Drake’s Hollywood’s See and Be Seen Allure

Having visited the Dallas Drake’s, I can attest to its very see-and-be-seen nature, where tables clustered close together under the glow of flattering light foster a jovial party atmosphere of table hopping and delicious people watching. In terms of inspiration, Pond admits there is a direct through line from the decor at Drake’s Hollywood to Graydon Carter’s famed celebrity haunts Waverly Inn and Monkey Bar revamp in New York. At Monkey Bar, signature caricature murals adorn the walls (care of artist Edward Sorel).

Drake’s has replicated the caricature theme in size and scale at its three restaurant locations — albeit not by Sorel.

“I wanted more of an LA party vibe in the environment of a timeless New York scene,” Pond says. “The combination of the two inspired our concept.”

Drake’s Hollywood is open for dinner only. The food leans heavily on approachable Italian American dishes such as pastas, white fish piccata, veal meatballs, snow-crab scampi and four varieties of pizza.
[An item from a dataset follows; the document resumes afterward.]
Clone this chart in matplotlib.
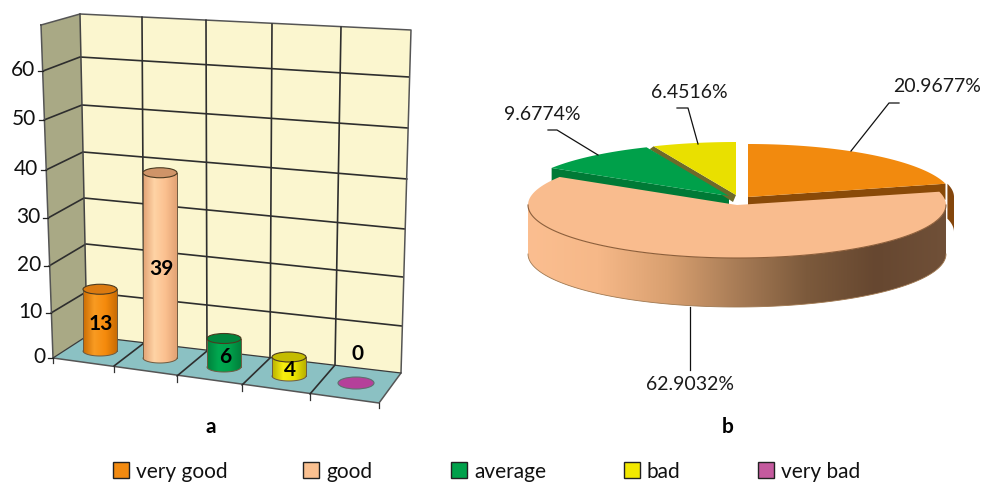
# Survey ratings: 3D-style cylinder chart (a) and exploded pie chart (b)
import numpy as np
import matplotlib
matplotlib.use("Agg")
import matplotlib.pyplot as plt
from matplotlib.colors import LinearSegmentedColormap
from matplotlib.patches import Ellipse, Polygon, Rectangle

plt.rcParams['font.family'] = ['Lato', 'DejaVu Sans']

categories = ['very good', 'good', 'average', 'bad', 'very bad']
counts = [13, 39, 6, 4, 0]
axis_ticks = [0, 10, 20, 30, 40, 50, 60]

swatch_colors = ['#F28A10', '#FAC090', '#00A14B', '#F2E800', '#C45A9E']

fig = plt.figure(figsize=(9.91, 4.82), dpi=100)
ax = fig.add_axes([0, 0, 1, 1])
ax.set_xlim(0, 991)
ax.set_ylim(482, 0)
ax.axis('off')


def gradient(colors, x0, x1, y0, y1, clip, zorder):
    cmap = LinearSegmentedColormap.from_list('g', colors)
    img = ax.imshow(np.linspace(0, 1, 256).reshape(1, -1), cmap=cmap, aspect='auto',
                    extent=(x0, x1, y1, y0), zorder=zorder, interpolation='bilinear')
    img.set_clip_path(clip)


# ---- chart a: walls and floor ----
back_left = np.array([[87, 336], [86, 292], [86, 244], [84, 198], [83, 152], [82, 105], [80, 57]])
back_right = np.array([[401, 373], [402, 326], [403, 277], [405, 229], [407, 179], [408, 128], [409, 77]])
front_left = np.array([[53, 358], [51, 313], [49, 266], [48, 218], [46, 170], [44, 120], [43, 71]])
top_back_l, top_back_r, top_front = (80, 14), (411, 30), (41, 25)
floor_front_r = (379, 403)

ax.add_patch(Polygon([top_back_l, top_back_r, back_right[0], back_left[0]],
                     fc='#FBF6CF', ec='none', zorder=1))
ax.add_patch(Polygon([top_front, top_back_l, back_left[0], front_left[0]],
                     fc='#A9A985', ec='none', zorder=1))
ax.add_patch(Polygon([back_left[0], back_right[0], floor_front_r, front_left[0]],
                     fc='#8BC1C3', ec='none', zorder=1))

grid_kw = dict(color='#2E2E2E', lw=1.2, zorder=2, solid_capstyle='round')
for i in range(1, len(axis_ticks)):
    ax.plot([front_left[i][0], back_left[i][0], back_right[i][0]],
            [front_left[i][1], back_left[i][1], back_right[i][1]], **grid_kw)
ax.plot([top_front[0], top_back_l[0], top_back_r[0], back_right[0][0], floor_front_r[0],
         front_left[0][0], top_front[0]],
        [top_front[1], top_back_l[1], top_back_r[1], back_right[0][1], floor_front_r[1],
         front_left[0][1], top_front[1]], color='#555555', lw=1.1, zorder=2)
ax.plot([top_back_l[0], back_left[0][0]], [top_back_l[1], back_left[0][1]], color='#444444', lw=1.1, zorder=2)
ax.plot([front_left[0][0], back_left[0][0], back_right[0][0]],
        [front_left[0][1], back_left[0][1], back_right[0][1]], color='#3A3A3A', lw=0.9, zorder=2)

# category dividers on the wall and the floor
wall_top = [(142, 17), (206, 20), (272, 24), (341, 27)]
wall_bottom = [(144, 343), (207, 351), (270, 358), (335, 365)]
floor_front = [(114, 366), (177, 376), (242, 385), (310, 394)]
for top, bottom, front in zip(wall_top, wall_bottom, floor_front):
    ax.plot([top[0], bottom[0], front[0]], [top[1], bottom[1], front[1]], **grid_kw)
    ax.plot([front[0], front[0]], [front[1], front[1] + 6], color='#333333', lw=0.9, zorder=2)
ax.plot([front_left[0][0]] * 2, [front_left[0][1], front_left[0][1] + 5], color='#333333', lw=0.9, zorder=2)
ax.plot([floor_front_r[0]] * 2, [floor_front_r[1], floor_front_r[1] + 5], color='#333333', lw=0.9, zorder=2)

for i, tick in enumerate(axis_ticks):
    x, y = front_left[i]
    ax.plot([x - 5, x], [y, y], color='#222222', lw=0.9, zorder=2)
    ax.text(x - 8, y - 1, str(tick), ha='right', va='center', fontsize=15, color='#111111')

# ---- chart a: cylinders ----
bar_x = [100, 160, 224, 289, 356]
bar_base = [351, 358, 367, 376, 383]
bar_w, bar_h = 34, 10
px_per_unit = 4.75
bar_side = [['#C96C04', '#F99B22', '#F58A0C', '#C96C04'],
            ['#E2A274', '#FFD3A5', '#FBC08F', '#E2A274'],
            ['#007F3B', '#00A850', '#00A14B', '#007F3B'],
            ['#B8B000', '#F7EE10', '#EDE400', '#B8B000'],
            ['#B5409A', '#B5409A', '#B5409A', '#B5409A']]
bar_cap = ['#DB7A10', '#CF9468', '#00853C', '#C4BC00', '#B5409A']

for x, base, value, side, cap in zip(bar_x, bar_base, counts, bar_side, bar_cap):
    top = base - value * px_per_unit
    left = x - bar_w / 2
    if value > 0:
        body = Rectangle((left, top), bar_w, base - top, fc='none', ec='none', zorder=3)
        ax.add_patch(body)
        foot = Ellipse((x, base), bar_w, bar_h, fc='none', ec='none', zorder=3)
        ax.add_patch(foot)
        gradient(side, left, left + bar_w, top, base, body, 3)
        gradient(side, left, left + bar_w, base - 1, base + bar_h / 2 + 1, foot, 3)
        ax.plot([left, left], [top, base], color='#6E5A40', lw=0.7, zorder=4)
        ax.plot([left + bar_w] * 2, [top, base], color='#6E5A40', lw=0.7, zorder=4)
        arc = np.radians(np.linspace(0, 180, 40))
        ax.plot(x + bar_w / 2 * np.cos(arc), base + bar_h / 2 * np.sin(arc), color='#6E5A40', lw=0.7, zorder=4)
        ax.add_patch(Ellipse((x, top), bar_w, bar_h, fc=cap, ec='#4A3A20', lw=0.8, zorder=4))
        ax.text(x + 1, (top + base) / 2 + 4, str(value), ha='center', va='center',
                fontsize=15, fontweight='bold', color='black', zorder=5)
    else:
        ax.add_patch(Ellipse((x, base), bar_w + 2, 12, fc=cap, ec='#5F6F70', lw=0.8, zorder=4))
        ax.text(x + 1, base - 29, str(value), ha='center', va='center',
                fontsize=15, fontweight='bold', color='black', zorder=5)

# ---- chart b: exploded pie ----
total = sum(counts)
shares = [c / total * 100 for c in counts[:4]]
edges = np.concatenate([[0], np.cumsum(shares) * 3.6])

pie_rx, pie_ry, pie_depth = 209, 53, 49
slice_centres = [(748, 197), (737, 205), (729, 196), (736, 195)]
slice_rx = [204, pie_rx, pie_rx, pie_rx]
slice_tops = ['#F28A0E', '#F9BC8E', '#00A04A', '#E9E000']
slice_faces = ['#8A4A08', '#C08A60', '#007A36', '#6E6A2A']


def arc_points(centre, rx, start, stop, dy=0, n=120):
    t = np.radians(np.linspace(start, stop, n))
    return np.column_stack([centre[0] + rx * np.sin(t), centre[1] + dy - pie_ry * np.cos(t)])


# radial faces of the pulled-out slices sit behind the main slice
orange_c, green_c, yellow_c = slice_centres[0], slice_centres[2], slice_centres[3]
tip = arc_points(orange_c, slice_rx[0], edges[1], edges[1], n=1)[0]
ax.add_patch(Polygon([orange_c, tip, tip + [0, 16], (orange_c[0], orange_c[1] + 16)],
                     fc=slice_faces[0], ec='none', zorder=2))
side = arc_points(orange_c, slice_rx[0] + 2, edges[1], 90, n=20)
side_low = arc_points(orange_c, slice_rx[0] + 2, 90, edges[1], dy=35, n=20)
ax.add_patch(Polygon(np.vstack([side, side_low]), fc='#84460C', ec='none', zorder=2))

tip = arc_points(green_c, pie_rx, edges[2], edges[2], n=1)[0]
ax.add_patch(Polygon([green_c, tip, tip + [0, 16], (green_c[0], green_c[1] + 16)],
                     fc=slice_faces[2], ec='none', zorder=2))
tip = arc_points(yellow_c, pie_rx, edges[3], edges[3], n=1)[0]
ax.add_patch(Polygon([yellow_c, tip, tip + [-4, 3], (yellow_c[0] - 3, yellow_c[1] + 7)],
                     fc=slice_faces[3], ec='none', zorder=3))

for idx in (0, 2, 3):
    pts = np.vstack([[slice_centres[idx]],
                     arc_points(slice_centres[idx], slice_rx[idx], edges[idx], edges[idx + 1])])
    ax.add_patch(Polygon(pts, fc=slice_tops[idx], ec='none', zorder=3))

# main slice: shaded outer wall first, then its top face
good_c = slice_centres[1]
rim = arc_points(good_c, pie_rx, 90, 270)
rim_low = arc_points(good_c, pie_rx, 270, 90, dy=pie_depth)
wall = Polygon(np.vstack([rim, rim_low]), fc='none', ec='none', zorder=4)
ax.add_patch(wall)
gradient(['#FBBE90', '#F6B888', '#D9A070', '#A87C56', '#7C5A3C', '#664730', '#705038'],
         good_c[0] - pie_rx, good_c[0] + pie_rx, good_c[1], good_c[1] + pie_ry + pie_depth, wall, 4)
ax.plot(rim_low[:, 0], rim_low[:, 1], color='#A07850', lw=0.6, zorder=5)
top_face = np.vstack([[good_c], arc_points(good_c, pie_rx, edges[1], edges[2])])
ax.add_patch(Polygon(top_face, fc=slice_tops[1], ec='none', zorder=5))
ax.plot(rim[:, 0], rim[:, 1], color='#8C5E3A', lw=0.8, zorder=6)

# percentage labels with their leader lines
label_xy = [(937, 87), (690, 384), (542, 115), (689, 92)]
leaders = [[(851, 151), (889, 103), (899, 103)],
           [(690, 307), (690, 370)],
           [(598, 155), (557, 130), (548, 130)],
           [(698, 144), (688, 108), (677, 108)]]
for share, xy, leader in zip(shares, label_xy, leaders):
    line = np.array(leader)
    ax.plot(line[:, 0], line[:, 1], color='#111111', lw=0.9, zorder=7)
    ax.text(xy[0], xy[1], f'{share:.4f}%', ha='center', va='center', fontsize=14, color='#1A1A1A')

ax.text(211, 427, 'a', ha='center', va='center', fontsize=15, fontweight='bold', color='black')
ax.text(728, 427, 'b', ha='center', va='center', fontsize=15, fontweight='bold', color='black')

# ---- shared legend ----
swatch_x = [113, 303, 451, 624, 758]
for x, name, color in zip(swatch_x, categories, swatch_colors):
    ax.add_patch(Rectangle((x, 462), 16, 16, fc=color, ec='#222222', lw=1.0, zorder=3))
    ax.text(x + 23, 478, name, ha='left', va='baseline', fontsize=15, color='#111111')

ax.set_xlim(0, 991)
ax.set_ylim(482, 0)
fig.savefig('out.png', dpi=100)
There are a few chilled noshes too, such as hamachi crudo and pressed toro roll, as well as a nod to Asian-inspired king crab Rangoon and truffle-scented fried rice.

Vandelay Hospitality restaurants are not chef-driven by design (James Douglas is the group’s culinary officer).

“We will never try to be something we are not,” Pond says. “Even though the moniker of ‘chain’ might be negative in nature, I take pride in the fact that we’ve built something that is cool and calculable.” What sets the Vandelay restaurants apart, in Pond’s estimation, is service.

“In the Dallas market, we’re pretty well known for our service,” he says. “It’s a very custom situation. A lot of our senior leaders come from Hillstone, but we are a very different organization from Hillstone, although a lot of their training ethos has been carried forward into what we do.

“It’s methodical and unique. It sounds contrived, but that’s how I would describe it.”